On Trade, Donald Trump Breaks With 200 Years of Economic Orthodoxy




WASHINGTON — Donald J. Trump’s blistering critique of American trade policy boils down to a simple equation: Foreigners are “killing us on trade” because Americans spend much more on imports than the rest of the world spends on American exports. China’s unbalanced trade with the United States, he said Tuesday night, is “the greatest theft in the history of the world.”
Add a few “whereins” and “whences” and that sentiment would conform nicely to the worldview of the first Queen Elizabeth of 16th-century England, to the 17th-century court of Louis XIV, or to Prussia’s Iron Chancellor, Otto von Bismarck, in the 19th century. The great powers of bygone centuries subscribed to the economic theory of mercantilism, “Wherein we must ever observe this rule: to sell more to strangers yearly than we consume of theirs in value,” as its apostle, the East India Company director Thomas Mun, wrote in the 1600s.
Now Mr. Trump is bringing mercantilism back. The New York billionaire is challenging the last 200 years of economic orthodoxy that trade among nations is good, and that more is better.

He is well on his way to becoming the first Republican nominee in nearly a century who has called for higher tariffs, or import taxes, as a broad defense against low-cost imports. And there is a good chance he would face a Democratic opponent, Hillary Clinton, who has expressed fewer reservations about trade, inverting a longstanding political dynamic.
Among Republican standard-bearers, “There’s nobody since Hoover who talked this way about trade,” said I.M. Destler, a public policy professor at the University of Maryland and the author of “American Trade Politics,” a history. For most of the last century, Mr. Destler said, such skepticism about trade had been relegated to the fringes of the Republican Party.
Mr. Trump’s mercantilism is among his oldest and steadiest public positions. Since at least the 1980s, he has described trade as a zero-sum game in which countries lose by paying for imports. The trade deficit with China, which reached $366 billion last year, makes America the biggest loser. “Our trade deficit with China is like having a business that continues to lose money every single year,” Mr. Trump told The New York Daily News in August. “Who would do business like that?”
During the current campaign he has regularly advocated tariffs as the best solution.
He has promised to penalize American companies that build foreign factories. For months his favored example was Ford, which announced plans last summer to expand in Mexico. More recently he has called out Carrier, which is shifting air-conditioner production from Indiana to Mexico.
“I will call the head of Carrier and I will say, ‘I hope you enjoy your new building,’” Mr. Trump said last month. “‘I hope you enjoy Mexico.

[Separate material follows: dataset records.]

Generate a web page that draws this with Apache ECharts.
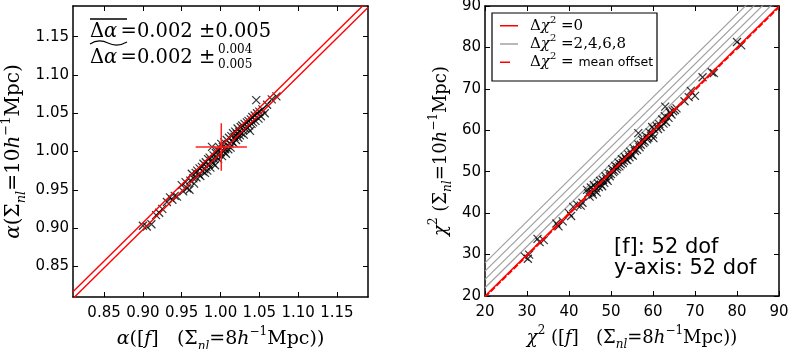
<!DOCTYPE html>
<html>
<head>
<meta charset="utf-8">
<script src="https://cdn.jsdelivr.net/npm/echarts@6/dist/echarts.min.js"></script>
<style>
  html, body { margin: 0; padding: 0; background: #fff; }
  #chart { width: 789px; height: 349px; }
</style>
</head>
<body>
<div id="chart"></div>
<script>
// left panel: alpha for [f] (x) vs alpha at Sigma_nl = 10 (y)
const alphaF = [0.900, 0.905, 0.911, 0.917, 0.921, 0.925, 0.931, 0.935, 0.938, 0.941, 0.944, 0.950, 0.952, 0.955, 0.957,
  0.960, 0.961, 0.963, 0.965, 0.966, 0.968, 0.969, 0.970, 0.972, 0.973, 0.974, 0.976, 0.977, 0.978, 0.979,
  0.980, 0.981, 0.982, 0.983, 0.984, 0.985, 0.986, 0.987, 0.988, 0.989, 0.990, 0.991, 0.992, 0.993, 0.994,
  0.995, 0.996, 0.997, 0.998, 0.999, 1.000, 1.001, 1.002, 1.003, 1.004, 1.005, 1.006, 1.007, 1.008, 1.009,
  1.010, 1.011, 1.012, 1.013, 1.014, 1.015, 1.016, 1.017, 1.018, 1.019, 1.020, 1.021, 1.022, 1.023, 1.024,
  1.025, 1.026, 1.027, 1.028, 1.029, 1.030, 1.031, 1.032, 1.046, 1.034, 1.035, 1.036, 1.037, 1.038, 1.039,
  1.040, 1.041, 1.042, 1.044, 1.045, 1.047, 1.049, 1.050, 1.052, 1.054, 1.057, 1.060, 1.066, 1.072]
const alphaY = [0.903, 0.902, 0.905, 0.917, 0.920, 0.925, 0.934, 0.940, 0.937, 0.942, 0.941, 0.956, 0.948, 0.960, 0.952,
  0.950, 0.962, 0.971, 0.965, 0.958, 0.972, 0.966, 0.975, 0.970, 0.978, 0.968, 0.980, 0.974, 0.984, 0.977,
  0.972, 0.986, 0.980, 0.975, 0.990, 0.983, 0.992, 0.979, 0.988, 1.006, 0.985, 0.995, 0.990, 0.982, 0.998,
  0.993, 1.002, 0.990, 0.996, 1.005, 0.999, 1.010, 0.994, 1.006, 1.000, 1.012, 1.003, 0.997, 1.015, 1.008,
  1.003, 1.018, 1.010, 1.005, 1.020, 1.013, 1.024, 1.011, 1.019, 1.026, 1.015, 1.023, 1.030, 1.018, 1.026,
  1.021, 1.032, 1.024, 1.034, 1.028, 1.022, 1.036, 1.030, 1.067, 1.038, 1.031, 1.040, 1.034, 1.027, 1.042,
  1.036, 1.045, 1.038, 1.047, 1.040, 1.050, 1.043, 1.052, 1.046, 1.055, 1.050, 1.061, 1.068, 1.072]
const alphaTicks = [0.85, 0.90, 0.95, 1.00, 1.05, 1.10, 1.15]
const alphaRange = [0.81, 1.19]
const alphaLineOffsets = [0.007, -0.002]
const crossCenter = [1.001, 1.006]
const crossErr = [0.033, 0.031]

// right panel: chi^2 for [f] (x) vs chi^2 at Sigma_nl = 10 (y)
const chiF = [29.5, 30.2, 30.5, 32.5, 33.0, 34.0, 37.0, 37.5, 38.5, 40.0, 40.5, 41.0, 42.0, 42.8, 43.2,
  44.3, 44.6, 44.9, 45.2, 45.4, 45.7, 45.9, 46.1, 46.4, 46.6, 46.9, 47.1, 47.4, 47.6, 47.9,
  48.1, 48.4, 48.7, 48.9, 49.2, 49.5, 49.7, 50.0, 50.3, 50.5, 50.8, 51.0, 51.3, 51.5, 51.8,
  52.0, 52.3, 52.6, 52.8, 53.1, 53.3, 53.6, 53.9, 54.1, 54.4, 54.6, 54.9, 55.2, 55.4, 55.7,
  56.5, 56.2, 56.5, 56.8, 57.1, 57.4, 57.7, 58.0, 58.3, 58.6, 58.9, 59.2, 59.5, 59.8, 60.0,
  60.3, 60.1, 60.9, 61.2, 61.5, 61.8, 62.2, 62.5, 62.8, 63.1, 62.9, 63.7, 64.0, 64.4, 64.8,
  65.2, 65.6, 67.5, 68.5, 69.0, 70.0, 71.8, 74.0, 74.5, 80.0, 81.0]
const chiY = [29.5, 29.0, 30.0, 33.8, 33.0, 33.5, 37.5, 36.8, 38.0, 40.0, 39.3, 41.5, 42.0, 41.8, 42.5,
  45.6, 44.8, 44.0, 46.2, 45.1, 44.5, 46.8, 45.5, 46.0, 45.0, 47.2, 46.3, 47.8, 46.9, 46.5,
  48.0, 47.3, 48.9, 48.2, 47.8, 49.6, 48.9, 49.4, 50.6, 49.9, 50.2, 51.4, 50.6, 51.1, 52.2,
  51.3, 51.8, 53.0, 52.1, 52.6, 53.6, 53.0, 52.8, 54.2, 53.5, 54.8, 54.1, 53.9, 55.7, 55.0,
  59.3, 55.3, 56.6, 55.9, 56.5, 57.7, 56.9, 57.3, 58.6, 57.8, 58.2, 59.5, 58.7, 60.8, 59.0,
  60.2, 58.1, 61.0, 60.3, 61.5, 60.8, 62.6, 61.6, 63.4, 62.0, 65.7, 63.0, 64.3, 63.8, 64.6,
  64.9, 65.3, 67.0, 68.0, 69.5, 68.3, 72.8, 74.0, 73.8, 81.3, 80.5]
const chiTicks = [20, 30, 40, 50, 60, 70, 80, 90]
const chiRange = [20, 90]
const chiStepOffsets = [2, 4, 6, 8]
const chiMeanOffset = -0.3

const xMark = 'path://M0,0L10,10M10,0L0,10'
const sans = 'DejaVu Sans'
const serif = 'DejaVu Serif'

function mathRich (size, lh, sansSize) {
  const sm = Math.round(size * 0.65)
  lh = lh || size + 8
  return {
    r: { fontFamily: serif, fontSize: size, color: '#000', lineHeight: lh },
    m: { fontFamily: serif, fontStyle: 'italic', fontSize: size, color: '#000', lineHeight: lh },
    sub: { fontFamily: serif, fontStyle: 'italic', fontSize: sm, color: '#000', verticalAlign: 'bottom', lineHeight: lh },
    sup: { fontFamily: serif, fontSize: sm, color: '#000', verticalAlign: 'top', lineHeight: lh },
    s: { fontFamily: sans, fontSize: sansSize || size, color: '#000', lineHeight: lh }
  }
}

function lineThrough (range, off) {
  return [[range[0], range[0] + off], [range[1], range[1] + off]]
}

function frameAxes (gridIndex, range, ticks, isX, name, nameGap, nameSize) {
  const fmt = v => (range[1] < 2 ? v.toFixed(2) : String(v))
  const main = {
    type: 'value',
    gridIndex: gridIndex,
    min: range[0],
    max: range[1],
    position: isX ? 'bottom' : 'left',
    axisLine: { show: true, lineStyle: { color: '#000', width: 1.5 } },
    axisTick: { show: true, inside: true, length: 5, customValues: ticks, lineStyle: { color: '#000' } },
    axisLabel: { customValues: ticks, formatter: fmt, fontFamily: sans, fontSize: 15, color: '#000', margin: isX ? 9 : 4 },
    splitLine: { show: false },
    name: name,
    nameLocation: 'middle',
    nameGap: nameGap,
    nameTextStyle: { rich: mathRich(nameSize) }
  }
  const other = {
    type: 'value',
    gridIndex: gridIndex,
    min: range[0],
    max: range[1],
    position: isX ? 'top' : 'right',
    axisLine: { show: true, lineStyle: { color: '#000', width: 1.5 } },
    axisTick: { show: true, inside: true, length: 5, customValues: ticks, lineStyle: { color: '#000' } },
    axisLabel: { show: false },
    splitLine: { show: false }
  }
  return [main, other]
}

const xAxes = [
  ...frameAxes(0, alphaRange, alphaTicks, true, '{m|α}{r|([}{m|f}{r|]   (Σ}{sub|nl}{r|=8}{m|h}{sup|−1}{r|Mpc))}', 29, 19),
  ...frameAxes(1, chiRange, chiTicks, true, '{m|χ}{sup|2}{r| ([}{m|f}{r|]   (Σ}{sub|nl}{r|=8}{m|h}{sup|−1}{r|Mpc))}', 29, 18)
]
const yAxes = [
  ...frameAxes(0, alphaRange, alphaTicks, false, '{m|α}{r|(Σ}{sub|nl}{r|=10}{m|h}{sup|−1}{r|Mpc)}', 45, 20),
  ...frameAxes(1, chiRange, chiTicks, false, '{m|χ}{sup|2}{r| (Σ}{sub|nl}{r|=10}{m|h}{sup|−1}{r|Mpc)}', 31, 18)
]

const series = []
// left: two red reference lines
alphaLineOffsets.forEach(off => {
  series.push({
    type: 'line', xAxisIndex: 0, yAxisIndex: 0, data: lineThrough(alphaRange, off),
    symbol: 'none', silent: true, lineStyle: { color: '#ff0000', width: 1.4 }, z: 3
  })
})
series.push({
  type: 'scatter', xAxisIndex: 0, yAxisIndex: 0,
  data: alphaF.map((v, i) => [v, alphaY[i]]),
  symbol: xMark, symbolSize: 8,
  itemStyle: { color: 'none', borderColor: '#000', borderWidth: 1.2 }, z: 2
})
// left: red error cross on the mean
series.push({
  type: 'line', xAxisIndex: 0, yAxisIndex: 0, symbol: 'none', silent: true,
  data: [[crossCenter[0] - crossErr[0], crossCenter[1]], [crossCenter[0] + crossErr[0], crossCenter[1]]],
  lineStyle: { color: '#ff2020', width: 1.5 }, z: 5
})
series.push({
  type: 'line', xAxisIndex: 0, yAxisIndex: 0, symbol: 'none', silent: true,
  data: [[crossCenter[0], crossCenter[1] - crossErr[1]], [crossCenter[0], crossCenter[1] + crossErr[1]]],
  lineStyle: { color: '#ff2020', width: 1.5 }, z: 5
})

// right panel
chiStepOffsets.forEach(off => {
  series.push({
    name: 'steps', type: 'line', xAxisIndex: 2, yAxisIndex: 2, data: lineThrough(chiRange, off),
    symbol: 'none', silent: true, lineStyle: { color: '#a0a0a0', width: 1.2 }, itemStyle: { color: '#a0a0a0' }, z: 1
  })
})
series.push({
  type: 'scatter', xAxisIndex: 2, yAxisIndex: 2,
  data: chiF.map((v, i) => [v, chiY[i]]),
  symbol: xMark, symbolSize: 8,
  itemStyle: { color: 'none', borderColor: '#000', borderWidth: 1.2 }, z: 2
})
series.push({
  name: 'zero', type: 'line', xAxisIndex: 2, yAxisIndex: 2, data: lineThrough(chiRange, 0),
  symbol: 'none', silent: true, lineStyle: { color: '#ff0000', width: 1.4 }, itemStyle: { color: '#ff0000' }, z: 3
})
series.push({
  name: 'mean', type: 'line', xAxisIndex: 2, yAxisIndex: 2, data: lineThrough(chiRange, chiMeanOffset),
  symbol: 'none', silent: true, lineStyle: { color: '#ff0000', width: 1.6, type: [6, 2] }, itemStyle: { color: '#ff0000' }, z: 4
})

const legendText = {
  zero: '{r|Δ}{m|χ}{sup|2}{r| =0}',
  steps: '{r|Δ}{m|χ}{sup|2}{r| =2,4,6,8}',
  mean: '{r|Δ}{m|χ}{sup|2}{r| = }{s|mean offset}'
}
const solidIcon = 'path://M0,0H18V1.5H0Z'
const dashIcon = 'path://M0,0H10V1.5H0Z M17.9,0H18V0.05H17.9Z'

const option = {
  animation: false,
  backgroundColor: '#fff',
  grid: [
    { left: 73, top: 6, width: 295, height: 291, outerBoundsMode: 'none', containLabel: false },
    { left: 485, top: 6, width: 294, height: 290, outerBoundsMode: 'none', containLabel: false }
  ],
  xAxis: xAxes,
  yAxis: yAxes,
  legend: {
    data: [
      { name: 'zero', icon: solidIcon },
      { name: 'steps', icon: solidIcon },
      { name: 'mean', icon: dashIcon }
    ],
    z: 20,
    orient: 'vertical',
    left: 492,
    top: 12,
    itemWidth: 18,
    itemHeight: 1.5,
    itemGap: 0,
    padding: [3, 10, 3, 8],
    borderWidth: 0,
    formatter: n => legendText[n],
    textStyle: { rich: mathRich(15, 21.5, 12.5), padding: [0, 0, 0, 7] }
  },
  graphic: [
    { type: 'rect', shape: { x: 492, y: 13, width: 165, height: 68 }, style: { fill: '#fff', stroke: '#000', lineWidth: 1.2 }, z: 6 },
    { type: 'line', shape: { x1: 90, y1: 19, x2: 127, y2: 19 }, style: { stroke: '#000', lineWidth: 1.3 } },
    { type: 'text', x: 90, y: 18, style: { text: '{r|Δ}{m|α} {r|=0.002 ±0.005}', rich: mathRich(19.5) } },
    { type: 'bezierCurve', shape: { x1: 90, y1: 44, cpx1: 96, cpy1: 40, cpx2: 102, cpy2: 40, x2: 108, y2: 43 }, style: { fill: 'none', stroke: '#000', lineWidth: 1.1 } },
    { type: 'bezierCurve', shape: { x1: 108, y1: 43, cpx1: 114, cpy1: 46, cpx2: 120, cpy2: 46, x2: 127, y2: 42 }, style: { fill: 'none', stroke: '#000', lineWidth: 1.1 } },
    { type: 'text', x: 90, y: 44, style: { text: '{r|Δ}{m|α} {r|=0.002 ±}', rich: mathRich(19.5) } },
    { type: 'text', x: 218, y: 44, style: { text: '0.004', font: '12px "DejaVu Serif"', fill: '#000' } },
    { type: 'text', x: 218, y: 59, style: { text: '0.005', font: '12px "DejaVu Serif"', fill: '#000' } },
    { type: 'text', x: 614, y: 237, style: { text: '[f]: 52 dof', font: '21px "DejaVu Sans"', fill: '#000' } },
    { type: 'text', x: 614, y: 258, style: { text: 'y-axis: 52 dof', font: '21px "DejaVu Sans"', fill: '#000' } }
  ],
  series: series
}

const myChart = echarts.init(document.getElementById('chart'))
myChart.setOption(option)
</script>
</body>
</html>
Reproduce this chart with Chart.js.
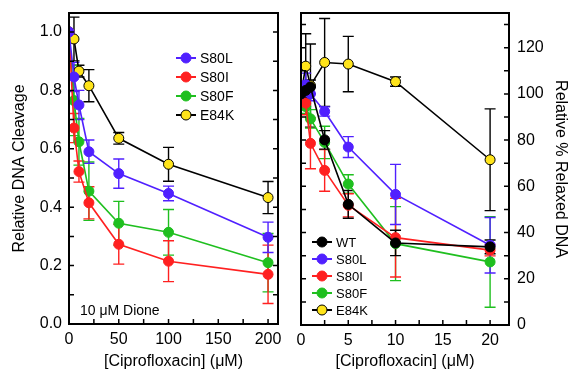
<!DOCTYPE html>
<html>
<head>
<meta charset="utf-8">
<script src="https://cdn.jsdelivr.net/npm/chart.js@4.4.1/dist/chart.umd.min.js"></script>
<style>
  body { margin: 0; background: #fff; }
  .panel { position: absolute; top: 0; height: 373px; width: 285px; }
</style>
</head>
<body>
<div class="panel" style="left:0"><canvas id="cleavage"></canvas></div>
<div class="panel" style="left:285px"><canvas id="relaxed"></canvas></div>
<script>
// left panel: relative DNA cleavage vs ciprofloxacin (10 uM dione)
const cleavageDoses = [0, 5, 10, 20, 50, 100, 200];
const cleavageS80L = [1.0, 0.846, 0.75, 0.59, 0.515, 0.447, 0.297];
const cleavageS80LErr = [0, 0.05, 0.05, 0.04, 0.05, 0.025, 0.052];
const cleavageS80I = [1.0, 0.671, 0.522, 0.415, 0.273, 0.215, 0.17];
const cleavageS80IErr = [0, 0.05, 0.036, 0.055, 0.068, 0.07, 0.1];
const cleavageS80F = [1.0, 0.765, 0.624, 0.455, 0.345, 0.314, 0.21];
const cleavageS80FErr = [0, 0.12, 0.08, 0.1, 0.075, 0.078, 0.1];
const cleavageE84K = [1.0, 0.976, 0.866, 0.816, 0.636, 0.547, 0.433];
const cleavageE84KErr = [0, 0.075, 0.02, 0.055, 0.02, 0.058, 0.055];

// right panel: relative % relaxed DNA vs ciprofloxacin
const relaxDoses = [0, 0.5, 1, 2.5, 5, 10, 20];
const relaxWT = [100, 101.5, 103, 80.1, 52.2, 35.5, 33.8];
const relaxWTErr = [0, 3, 3, 4, 6, 5.5, 3];
const relaxS80L = [100, 104, 100, 92.4, 77, 56.5, 34.5];
const relaxS80LErr = [0, 5, 3, 2, 4.5, 13, 12];
const relaxS80I = [100, 96, 78.6, 66.9, 51.8, 37.8, 32.4];
const relaxS80IErr = [0, 5, 11, 9, 5, 17, 2.5];
const relaxS80F = [100, 94.5, 89.2, 79, 61, 35.2, 27.3];
const relaxS80FErr = [0, 3, 4, 7, 4, 16, 19.6];
const relaxE84K = [100, 112, 103.6, 113.6, 112.9, 105.3, 71.5];
const relaxE84KErr = [0, 14, 18, 19, 12, 2, 22];

const BLUE = '#5020ff', RED = '#ff2020', GREEN = '#1fbf1f', YELLOW = '#ffe41a', BLACK = '#000000';
const FONT = "'Liberation Sans', Arial, Helvetica, sans-serif";

const series = (label, xs, ys, errs, color) => ({
  label,
  data: xs.map((x, i) => ({ x, y: ys[i] })),
  errs,
  borderColor: color === YELLOW ? BLACK : color,
  backgroundColor: color,
  pointBorderColor: color === YELLOW ? BLACK : color,
  pointBorderWidth: 1,
  pointRadius: 5,
  pointHoverRadius: 5,
  borderWidth: 1.6,
  showLine: true
});

// frame, inward ticks, error bars, legend and note
const decor = {
  id: 'decor',
  beforeDatasetsDraw(chart) {
    const ctx = chart.ctx, xs = chart.scales.x, ys = chart.scales.y;
    const dsets = chart.data.datasets;
    for (let i = dsets.length - 1; i >= 0; i--) {
      const ds = dsets[i];
      ctx.save();
      ctx.strokeStyle = ds.borderColor;
      ctx.lineWidth = 1.4;
      ds.data.forEach((p, j) => {
        const e = ds.errs[j];
        if (!e) return;
        const px = xs.getPixelForValue(p.x);
        const top = ys.getPixelForValue(p.y + e), bot = ys.getPixelForValue(p.y - e);
        ctx.beginPath();
        ctx.moveTo(px, top); ctx.lineTo(px, bot);
        ctx.moveTo(px - 5.5, top); ctx.lineTo(px + 5.5, top);
        ctx.moveTo(px - 5.5, bot); ctx.lineTo(px + 5.5, bot);
        ctx.stroke();
      });
      ctx.restore();
    }
  },
  afterDraw(chart, args, o) {
    const ctx = chart.ctx, a = chart.chartArea, xs = chart.scales.x, ys = chart.scales.y;
    ctx.save();
    ctx.strokeStyle = '#000';
    ctx.lineWidth = 2;
    ctx.strokeRect(a.left, a.top, a.right - a.left, a.bottom - a.top);
    ctx.lineWidth = 1.5;
    ctx.beginPath();
    for (let v = o.yMinor; v < ys.max; v += o.yMinor) {
      const py = ys.getPixelForValue(v);
      ctx.moveTo(a.left, py); ctx.lineTo(a.left + 5, py);
      ctx.moveTo(a.right, py); ctx.lineTo(a.right - 5, py);
    }
    for (let v = o.xMinor; v < xs.max; v += o.xMinor) {
      const px = xs.getPixelForValue(v);
      ctx.moveTo(px, a.bottom); ctx.lineTo(px, a.bottom - 5);
    }
    ctx.stroke();

    // legend
    const L = o.legend;
    ctx.font = L.size + 'px ' + FONT;
    ctx.textBaseline = 'middle';
    ctx.textAlign = 'left';
    chart.data.datasets.forEach((ds, i) => {
      const y = L.y + i * L.gap;
      ctx.strokeStyle = ds.borderColor;
      ctx.lineWidth = 2;
      ctx.beginPath();
      ctx.moveTo(L.x - 10, y); ctx.lineTo(L.x + 10, y);
      ctx.stroke();
      ctx.beginPath();
      ctx.arc(L.x, y, 5, 0, Math.PI * 2);
      ctx.fillStyle = ds.backgroundColor;
      ctx.fill();
      ctx.lineWidth = 1;
      ctx.strokeStyle = ds.pointBorderColor;
      ctx.stroke();
      ctx.fillStyle = '#000';
      ctx.fillText(ds.label, L.x + 14, y + 1);
    });
    if (o.note) {
      ctx.textBaseline = 'alphabetic';
      ctx.font = '14px ' + FONT;
      ctx.fillText(o.note.text, o.note.x, o.note.y);
    }
    ctx.restore();
  }
};

const tickFont = { family: FONT, size: 16 };
const noPad = s => { s.paddingTop = 0; s.paddingBottom = 0; s.paddingLeft = 0; s.paddingRight = 0; };

const makeChart = (id, datasets, sc, pluginOpts, layoutPad) => new Chart(document.getElementById(id), {
  type: 'scatter',
  data: { datasets },
  plugins: [decor],
  options: {
    responsive: true,
    maintainAspectRatio: false,
    animation: false,
    layout: { padding: layoutPad },
    plugins: { legend: { display: false }, tooltip: { enabled: false }, decor: pluginOpts },
    scales: sc
  }
});

makeChart('cleavage', [
  series('S80L', cleavageDoses, cleavageS80L, cleavageS80LErr, BLUE),
  series('S80I', cleavageDoses, cleavageS80I, cleavageS80IErr, RED),
  series('S80F', cleavageDoses, cleavageS80F, cleavageS80FErr, GREEN),
  series('E84K', cleavageDoses, cleavageE84K, cleavageE84KErr, YELLOW)
], {
  x: {
    type: 'linear', min: 0, max: 210,
    grid: { display: false, drawTicks: false }, border: { display: false },
    ticks: { stepSize: 50, includeBounds: false, font: tickFont, color: '#000', padding: 6, maxRotation: 0 },
    title: { display: true, text: '[Ciprofloxacin] (μM)', font: tickFont, color: '#000', padding: { bottom: 2 } },
    afterFit: s => { s.height = 49; noPad(s); }
  },
  y: {
    type: 'linear', min: 0, max: 1.065,
    grid: { display: false, drawTicks: false }, border: { display: false },
    ticks: { stepSize: 0.2, includeBounds: false, font: tickFont, color: '#000', padding: 7,
      callback: v => v.toFixed(1) },
    title: { display: true, text: 'Relative DNA Cleavage', font: tickFont, color: '#000', padding: { top: 10 } },
    afterFit: s => { s.width = 69; noPad(s); }
  }
}, {
  yMinor: 0.1, xMinor: 25,
  legend: { x: 186, y: 58, gap: 19, size: 14 },
  note: { text: '10 μM Dione', x: 80, y: 315 }
}, { top: 13, right: 7, left: 0, bottom: 0 });

makeChart('relaxed', [
  series('WT', relaxDoses, relaxWT, relaxWTErr, BLACK),
  series('S80L', relaxDoses, relaxS80L, relaxS80LErr, BLUE),
  series('S80I', relaxDoses, relaxS80I, relaxS80IErr, RED),
  series('S80F', relaxDoses, relaxS80F, relaxS80FErr, GREEN),
  series('E84K', relaxDoses, relaxE84K, relaxE84KErr, YELLOW)
], {
  x: {
    type: 'linear', min: 0, max: 22,
    grid: { display: false, drawTicks: false }, border: { display: false },
    ticks: { stepSize: 5, includeBounds: false, font: tickFont, color: '#000', padding: 6, maxRotation: 0 },
    title: { display: true, text: '[Ciprofloxacin] (μM)', font: tickFont, color: '#000', padding: { bottom: 2 } },
    afterFit: s => { s.height = 48; noPad(s); }
  },
  y: {
    type: 'linear', position: 'right', min: 0, max: 135,
    grid: { display: false, drawTicks: false }, border: { display: false },
    ticks: { stepSize: 20, includeBounds: false, font: tickFont, color: '#000', padding: 8 },
    title: { display: true, text: 'Relative % Relaxed DNA', font: tickFont, color: '#000', padding: { top: 0 } },
    afterFit: s => { s.width = 61; noPad(s); }
  }
}, {
  yMinor: 10, xMinor: 2.5,
  legend: { x: 37, y: 242, gap: 17, size: 13 }
}, { top: 13, right: 0, left: 16, bottom: 0 });
</script>
</body>
</html>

Here’s the story, folks: Every single air-conditioning unit that you build and send across our border — you’re going to pay a 35 percent tax on that unit.’”
In January, Mr. Trump proposed a 45 percent tariff on Chinese imports during a meeting with The New York Times editorial board. “I would tax China on products coming in,” he said. “I would do a tariff, yes.”
Economists have long struggled against the popular view that exports are a measure of economic vitality while imports are evidence of regrettable dependence.
They argue that the opposite is true.
“Economists have spoken with almost one voice for some 200 years,” the famous economist Milton Friedman said in a 1978 speech. “The gain from foreign trade is what we import. What we export is the cost of getting those imports. And the proper objective for a nation, as Adam Smith put it, is to arrange things so we get as large a volume of imports as possible for as small a volume of exports as possible.”
But critiques like Mr. Trump’s resonate in part because economists have oversold their case. Trade has a downside and, while the benefits of trade are broadly distributed, the costs are often concentrated. Everyone can buy a cheaper air-conditioner when Carrier disembarks for a lower-cost country, but a few hundred people will lose their livelihoods.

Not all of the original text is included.